Although Making Tax Digital brings additional requirements, there is a positive side to it.

Having more up-to-date, accurate financial information throughout the year gives you a clearer view of your position. That can lead to better decisions, whether that’s around cash flow, investment, or planning ahead.

The challenge is that without the right setup, it can feel like an added layer of admin rather than something useful.

That’s why preparation matters.
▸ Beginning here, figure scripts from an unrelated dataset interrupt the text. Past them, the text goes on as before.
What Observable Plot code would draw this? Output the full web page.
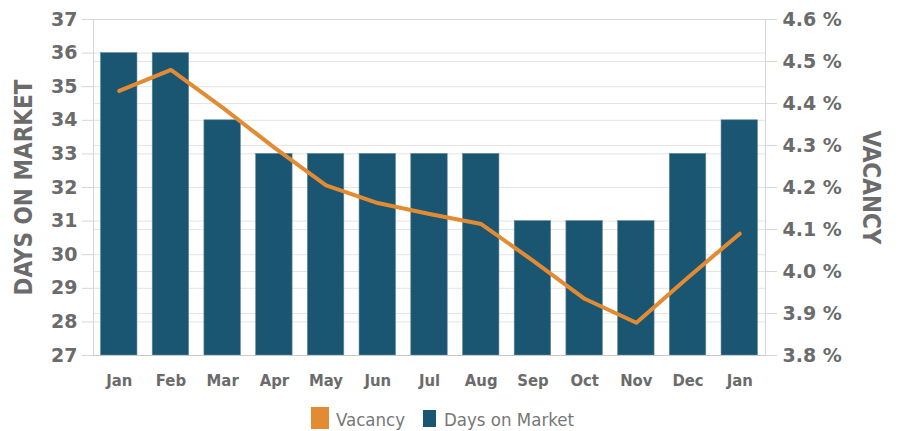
<!DOCTYPE html>
<html>
<head>
<meta charset="utf-8">
<script src="https://cdn.jsdelivr.net/npm/d3@7"></script>
<script src="https://cdn.jsdelivr.net/npm/@observablehq/plot@0.6"></script>
<style>
  body { margin: 0; background: #fff; position: relative; width: 900px; height: 431px; overflow: hidden; }
  #chart svg { display: block; }
  g[aria-label="y-axis tick label"] text { font-family: "DejaVu Sans", sans-serif; font-weight: bold; font-size: 19px; }
  g[aria-label="x-axis tick label"] text { font-family: "DejaVu Sans Condensed", "DejaVu Sans", sans-serif; font-weight: bold; font-size: 16.5px; font-stretch: condensed; }
  g.title text { font-family: "DejaVu Sans Condensed", "DejaVu Sans", sans-serif; font-weight: bold; font-size: 24px; font-stretch: condensed; }
  #legend { position: absolute; left: 0; top: 400px; width: 900px; height: 31px; font-family: "DejaVu Sans Condensed", "DejaVu Sans", sans-serif; font-stretch: condensed; font-size: 18.5px; line-height: normal; color: #777; }
  .sw { position: absolute; }
  .lt { position: absolute; top: 8.5px; white-space: nowrap; }
</style>
</head>
<body>
<div id="chart"></div>
<div id="legend"></div>
<script>
const months = ["Jan","Feb","Mar","Apr","May","Jun","Jul","Aug","Sep","Oct","Nov","Dec","Jan"];
const daysOnMarket = [36,36,34,33,33,33,33,33,31,31,31,33,34];
const vacancy = [4.43,4.48,4.39,4.295,4.205,4.163,4.137,4.113,4.026,3.935,3.878,3.986,4.09];
const daysTicks = [27,28,29,30,31,32,33,34,35,36,37];
const vacancyTicks = [3.8,3.9,4.0,4.1,4.2,4.3,4.4,4.5,4.6];
const seriesNames = ["Vacancy","Days on Market"];
const axisTitles = ["DAYS ON MARKET","VACANCY"];

const barColor = "#1a5672";
const lineColor = "#e38b33";
const textColor = "#6b6b6b";

// map vacancy (right axis) onto the days scale (left axis)
const vac = d3.scaleLinear([vacancyTicks[0], vacancyTicks[vacancyTicks.length-1]], [daysTicks[0], daysTicks[daysTicks.length-1]]);

const data = months.map((m, i) => ({i, month: m, days: daysOnMarket[i], vac: vacancy[i]}));

const chart = Plot.plot({
  width: 900,
  height: 400,
  marginLeft: 93,
  marginRight: 135,
  marginTop: 19,
  marginBottom: 45,
  x: {type: "band", domain: d3.range(months.length), paddingInner: 0.295, paddingOuter: 0.145, round: false},
  y: {domain: [daysTicks[0], daysTicks[daysTicks.length-1]]},
  marks: [
    Plot.gridY(daysTicks, {stroke: "#e4e4e4", strokeOpacity: 1}),
    Plot.gridY(vacancyTicks.map(vac), {stroke: "#e4e4e4", strokeOpacity: 1}),
    Plot.frame({stroke: "#d6d6d6"}),
    Plot.barY(data, {x: "i", y1: () => daysTicks[0], y2: "days", fill: barColor, stroke: "#5f8aa0", strokeWidth: 0.6}),
    Plot.ruleY([daysTicks[0]], {stroke: "#c8c8c8"}),
    Plot.line(data, {x: "i", y: d => vac(d.vac), stroke: lineColor, strokeWidth: 4, strokeLinejoin: "round"}),
    Plot.axisY(daysTicks, {anchor: "left", tickSize: 11, tickPadding: 5, color: textColor, stroke: "#d6d6d6", label: null}),
    Plot.axisY(vacancyTicks.map(vac), {anchor: "right", tickSize: 11, tickPadding: 6, color: textColor, stroke: "#d6d6d6", label: null,
      tickFormat: d => vac.invert(d).toFixed(1) + " %"}),
    Plot.axisX({anchor: "bottom", tickSize: 0, tickPadding: 19, color: textColor, label: null, tickFormat: i => months[i]}),
    Plot.text([axisTitles[0]], {frameAnchor: "left", textAnchor: "middle", rotate: -90, dx: -69, fill: textColor, className: "title"}),
    Plot.text([axisTitles[1]], {frameAnchor: "right", textAnchor: "middle", rotate: 90, dx: 105, fill: textColor, className: "title"})
  ]
});
document.getElementById("chart").appendChild(chart);

const legend = document.getElementById("legend");
legend.innerHTML = `
  <div class="sw" style="left:311px;top:7px;width:18px;height:22px;background:${lineColor}"></div>
  <div class="lt" style="left:336px">${seriesNames[0]}</div>
  <div class="sw" style="left:423px;top:10px;width:13px;height:17px;background:${barColor}"></div>
  <div class="lt" style="left:444px">${seriesNames[1]}</div>`;
</script>
</body>
</html>
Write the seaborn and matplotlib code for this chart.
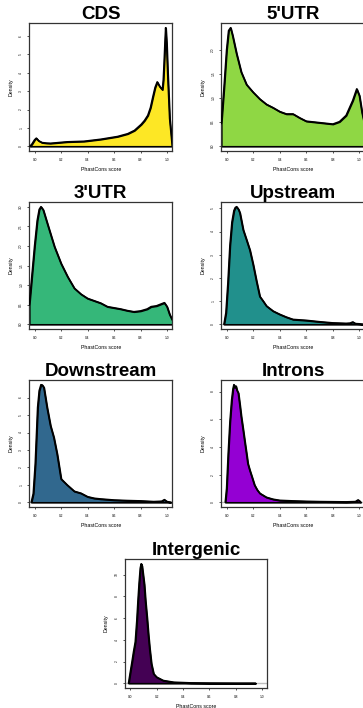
import matplotlib
matplotlib.use("Agg")
import matplotlib.pyplot as plt
import seaborn as sns

# density curves (PhastCons score vs density)
cds_x = [-0.035, -0.02, 0.0, 0.013, 0.03, 0.056, 0.09, 0.12, 0.246, 0.373, 0.5, 0.627, 0.703,
         0.754, 0.805, 0.83, 0.855, 0.875, 0.893, 0.91, 0.926, 0.945, 0.965, 0.972, 0.978,
         0.985, 0.99, 0.997, 1.005, 1.02, 1.04]
cds_y = [0.0, 0.12, 0.35, 0.44, 0.3, 0.2, 0.17, 0.16, 0.24, 0.27, 0.38, 0.53, 0.68,
         0.86, 1.19, 1.4, 1.68, 2.1, 2.68, 3.2, 3.5, 3.25, 3.08, 3.6, 4.5,
         5.7, 6.45, 5.6, 4.0, 1.5, 0.0]

utr5_x = [-0.04, -0.02, 0.0, 0.015, 0.03, 0.045, 0.075, 0.11, 0.15, 0.2, 0.25, 0.3, 0.35,
          0.4, 0.45, 0.5, 0.55, 0.6, 0.7, 0.8, 0.85, 0.9, 0.95, 0.98, 1.0, 1.02, 1.04]
utr5_y = [0.47, 1.2, 2.0, 2.4, 2.46, 2.3, 1.92, 1.54, 1.28, 1.12, 0.98, 0.87, 0.8,
          0.72, 0.67, 0.67, 0.59, 0.52, 0.49, 0.46, 0.51, 0.64, 0.95, 1.19, 1.05, 0.7, 0.45]

utr3_x = [-0.04, -0.02, 0.0, 0.02, 0.035, 0.048, 0.065, 0.1, 0.15, 0.2, 0.25, 0.3, 0.35,
          0.4, 0.45, 0.5, 0.55, 0.6, 0.65, 0.7, 0.75, 0.8, 0.85, 0.88, 0.92, 0.95, 0.98,
          1.0, 1.02, 1.04]
utr3_y = [0.49, 1.25, 2.0, 2.65, 2.93, 3.0, 2.92, 2.53, 1.98, 1.55, 1.21, 0.92, 0.77,
          0.66, 0.6, 0.54, 0.45, 0.42, 0.39, 0.35, 0.32, 0.34, 0.39, 0.45, 0.47, 0.51, 0.55,
          0.45, 0.25, 0.11]

up_x = [-0.02, -0.005, 0.01, 0.025, 0.04, 0.055, 0.065, 0.075, 0.09, 0.1, 0.125, 0.15, 0.175,
        0.2, 0.225, 0.25, 0.275, 0.3, 0.35, 0.4, 0.45, 0.5, 0.6, 0.7, 0.8, 0.9, 0.93,
        0.95, 0.97, 1.0, 1.03]
up_y = [0.0, 0.5, 1.8, 3.4, 4.4, 4.9, 5.03, 5.07, 4.95, 4.8, 4.07, 3.64, 3.2,
        2.57, 1.86, 1.2, 1.0, 0.79, 0.57, 0.43, 0.31, 0.21, 0.17, 0.11, 0.06, 0.04, 0.05,
        0.1, 0.03, 0.02, 0.0]

down_x = [-0.025, -0.01, 0.005, 0.023, 0.035, 0.048, 0.058, 0.07, 0.094, 0.12, 0.145, 0.17,
          0.2, 0.245, 0.3, 0.35, 0.4, 0.45, 0.5, 0.6, 0.7, 0.8, 0.9, 0.96, 0.98, 1.0, 1.03]
down_y = [0.0, 0.5, 2.2, 5.44, 6.4, 6.74, 6.72, 6.58, 5.44, 4.39, 3.72, 2.77,
          1.34, 1.0, 0.63, 0.52, 0.32, 0.23, 0.19, 0.13, 0.1, 0.08, 0.04, 0.06, 0.15, 0.04, 0.0]

intron_x = [-0.01, 0.0, 0.012, 0.025, 0.038, 0.048, 0.055, 0.062, 0.07, 0.078, 0.088, 0.1,
            0.11, 0.125, 0.138, 0.15, 0.16, 0.175, 0.19, 0.21, 0.23, 0.25, 0.3, 0.35, 0.4,
            0.5, 0.6, 0.7, 0.8, 0.9, 0.97, 0.99, 1.0, 1.01]
intron_y = [0.0, 1.0, 3.5, 5.8, 7.4, 8.2, 8.5, 8.3, 8.4, 8.1, 7.9, 7.0,
            6.2, 5.2, 4.3, 3.5, 2.8, 2.3, 1.86, 1.25, 0.9, 0.65, 0.36, 0.22, 0.14,
            0.1, 0.07, 0.05, 0.04, 0.03, 0.05, 0.17, 0.1, 0.0]

inter_x = [-0.013, 0.0, 0.013, 0.025, 0.038, 0.05, 0.058, 0.067, 0.076, 0.083, 0.089, 0.097,
           0.106, 0.115, 0.127, 0.137, 0.147, 0.16, 0.177, 0.2, 0.25, 0.33, 0.46, 0.6,
           0.8, 0.95]
inter_y = [0.0, 1.0, 1.96, 2.9, 3.8, 5.8, 7.5, 9.2, 10.6, 11.0, 10.8, 10.0,
           9.1, 7.6, 6.0, 4.5, 3.2, 1.8, 0.87, 0.56, 0.25, 0.09, 0.03, 0.01,
           0.0, 0.0]

titles = ["CDS", "5'UTR", "3'UTR", "Upstream", "Downstream", "Introns", "Intergenic"]
colors = ["#FDE725", "#8FD744", "#35B779", "#21908C", "#31688E", "#9400D3", "#440154"]
ytick_step = [1, 0.5, 0.5, 1, 1, 2, 2]
curves = [(cds_x, cds_y), (utr5_x, utr5_y), (utr3_x, utr3_y), (up_x, up_y),
          (down_x, down_y), (intron_x, intron_y), (inter_x, inter_y)]

sns.set_style("white")
plt.rcParams['font.family'] = ['Liberation Sans', 'DejaVu Sans']
plt.rcParams['text.color'] = 'black'
plt.rcParams['axes.labelcolor'] = 'black'
plt.rcParams['xtick.color'] = 'black'
plt.rcParams['ytick.color'] = 'black'

W, H = 363, 708
fig = plt.figure(figsize=(W / 100, H / 100), dpi=100)

# panel boxes in pixels: left, top, width, height
boxes = [(29.3, 23, 143, 128), (221.3, 23, 143.4, 128),
         (29.3, 202, 143, 127), (221.3, 202, 143.4, 127),
         (29.3, 380, 143, 127), (221.3, 380, 143.4, 127),
         (125, 559, 142.3, 129)]

for i, (title, col) in enumerate(zip(titles, colors)):
    l, t, w, h = boxes[i]
    ax = fig.add_axes([l / W, 1 - (t + h) / H, w / W, h / H])
    xs, ys = curves[i]
    ymax = max(ys)
    ax.axhline(0, color="#BEBEBE", lw=1.0, zorder=1)
    ax.fill_between(xs, ys, 0, facecolor=col, edgecolor="black", lw=1.2, zorder=2)
    sns.lineplot(x=xs, y=ys, ax=ax, color="black", lw=1.2, sort=False, zorder=3)
    ax.set_xlim(-0.04, 1.04)
    ax.set_ylim(-0.04 * ymax, 1.04 * ymax)
    step = ytick_step[i]
    n = int(ymax // step)
    ax.set_yticks([k * step for k in range(n + 1)])
    ax.set_xticks([0.0, 0.2, 0.4, 0.6, 0.8, 1.0])
    ax.set_title(title, fontsize=13.5, fontweight="bold", pad=2.7, color="black")
    ax.set_xlabel("PhastCons score", fontsize=3.8, labelpad=3.2)
    ax.set_ylabel("Density", fontsize=3.8, labelpad=4.3)
    ax.tick_params(axis="both", direction="out", length=1.5, width=0.6,
                   labelsize=2.3, pad=3.8, bottom=True, left=True, color="#333333")
    ax.tick_params(axis="y", labelrotation=90, pad=2.8)
    for lab in ax.get_yticklabels():
        lab.set_va("center")
    for sp in ax.spines.values():
        sp.set_visible(True)
        sp.set_linewidth(0.9)
        sp.set_color("#333333")

fig.savefig("out.png", dpi=100)
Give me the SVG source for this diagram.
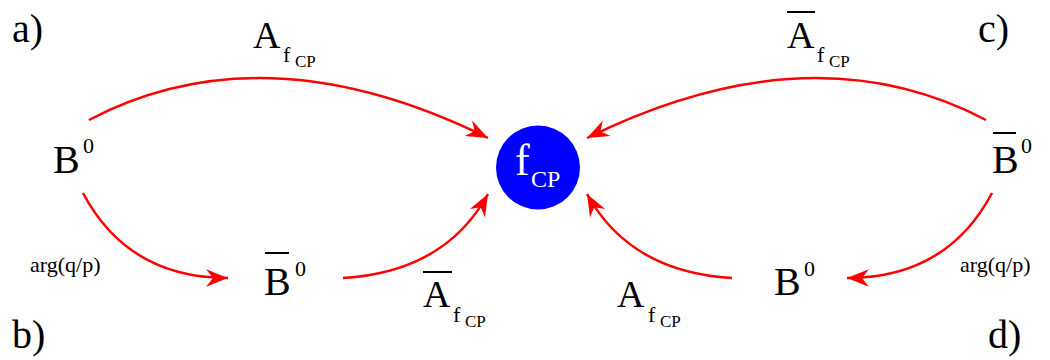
<svg xmlns="http://www.w3.org/2000/svg" width="1050" height="360" viewBox="0 0 1050 360" font-family="'Times New Roman', 'Liberation Serif', Times, 'DejaVu Serif', serif">
<style>
text{font-family:'Times New Roman','Liberation Serif',Times,'DejaVu Serif',serif;fill:#000}
.big{font-size:40px}
.sup{font-size:22px}
.amp{font-size:38px}
.sf{font-size:22px}
.scp{font-size:17px}
.arg{font-size:22px}
.conn{fill:none;stroke:#ff0000;stroke-width:2.5}
.bar{fill:#000}
</style>
<defs>
<marker id="ah" markerUnits="userSpaceOnUse" markerWidth="30" markerHeight="30" viewBox="-22 -12 26 24" refX="0" refY="0" orient="auto">
<path d="M0,0 L-19,-7.5 L-13,0 L-19,7.5 Z" fill="#ff0000"/>
</marker>
</defs>
<rect width="1050" height="360" fill="#fff"/>
<g id="panel-labels">
<text class="big" x="12" y="42">a)</text>
<text class="big" x="12" y="348">b)</text>
<text class="big" x="978" y="42">c)</text>
<text class="big" x="988" y="348">d)</text>
</g>
<g id="connectors">
<path class="conn" d="M89,120 Q265,28 488,138" marker-end="url(#ah)"/>
<path class="conn" d="M986,120 Q810,28 587,138" marker-end="url(#ah)"/>
<path class="conn" d="M83,193 Q128,278 228,278" marker-end="url(#ah)"/>
<path class="conn" d="M992,193 Q947,278 847,278" marker-end="url(#ah)"/>
<path class="conn" d="M343,278 Q445,272 488,194" marker-end="url(#ah)"/>
<path class="conn" d="M732,278 Q630,272 587,194" marker-end="url(#ah)"/>
</g>
<g id="fcp">
<circle cx="538" cy="167.5" r="42" fill="#0000ff"/>
<text x="515" y="175" style="font-size:44px;fill:#fff">f</text>
<text x="531" y="187" style="font-size:24px;fill:#fff">CP</text>
</g>
<g id="b0-a">
<text class="big" x="53" y="173">B</text>
<text class="sup" x="83" y="153">0</text>
</g>
<g id="b0bar-c">
<rect class="bar" x="993" y="132" width="23" height="2"/>
<text class="big" x="992" y="173">B</text>
<text class="sup" x="1021" y="153">0</text>
</g>
<g id="b0bar-b">
<rect class="bar" x="265" y="252" width="24" height="2"/>
<text class="big" x="264" y="295">B</text>
<text class="sup" x="295" y="276">0</text>
</g>
<g id="b0-d">
<text class="big" x="774" y="295">B</text>
<text class="sup" x="804" y="276">0</text>
</g>
<g id="arg-b">
<text class="arg" x="30" y="272">arg(q/p)</text>
</g>
<g id="arg-d">
<text class="arg" x="960" y="272">arg(q/p)</text>
</g>
<g id="amp-a">
<text class="amp" x="253" y="48">A</text>
<text class="sf" x="283" y="62">f</text>
<text class="scp" x="295" y="67">CP</text>
</g>
<g id="ampbar-c">
<rect class="bar" x="787" y="11" width="28" height="2"/>
<text class="amp" x="787" y="48">A</text>
<text class="sf" x="817" y="62">f</text>
<text class="scp" x="829" y="67">CP</text>
</g>
<g id="ampbar-b">
<rect class="bar" x="423" y="271" width="29" height="2"/>
<text class="amp" x="423" y="307">A</text>
<text class="sf" x="453" y="322">f</text>
<text class="scp" x="465" y="327">CP</text>
</g>
<g id="amp-d">
<text class="amp" x="617" y="307">A</text>
<text class="sf" x="648" y="322">f</text>
<text class="scp" x="660" y="327">CP</text>
</g>
</svg>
The earlier you get systems and processes in place, the more value you’re likely to get from Making Tax Digital, rather than it just feeling like another obligation.

How The Arkk Alliance Helps You Get Ahead of Making Tax Digital

At The Arkk Alliance, we’re already working with self-employed individuals, sole traders and landlords across Leamington Spa, Warwickshire and the wider UK to get ahead of Making Tax Digital.

The focus is on putting the right structure in place so the process becomes manageable and supports how you operate day to day.

We support clients by:

  • Assessing whether and when Making Tax Digital applies
  • Implementing the right digital systems without overcomplicating things
  • Setting up compliant, scalable record-keeping processes
  • Managing quarterly reporting and year-end submissions
  • Helping turn financial data into something you can actually use

Most importantly, that allows you to stay focused on running and growing your business or property portfolio, rather than constantly thinking about HMRC deadlines.

A Simple Piece of Advice

If there’s one thing I’d suggest, it’s this.

Don’t wait until April.

Start getting your systems and processes in place now so you’re ready for Making Tax Digital. It’s far easier to build good habits early than it is to fix things once reporting deadlines are already in play.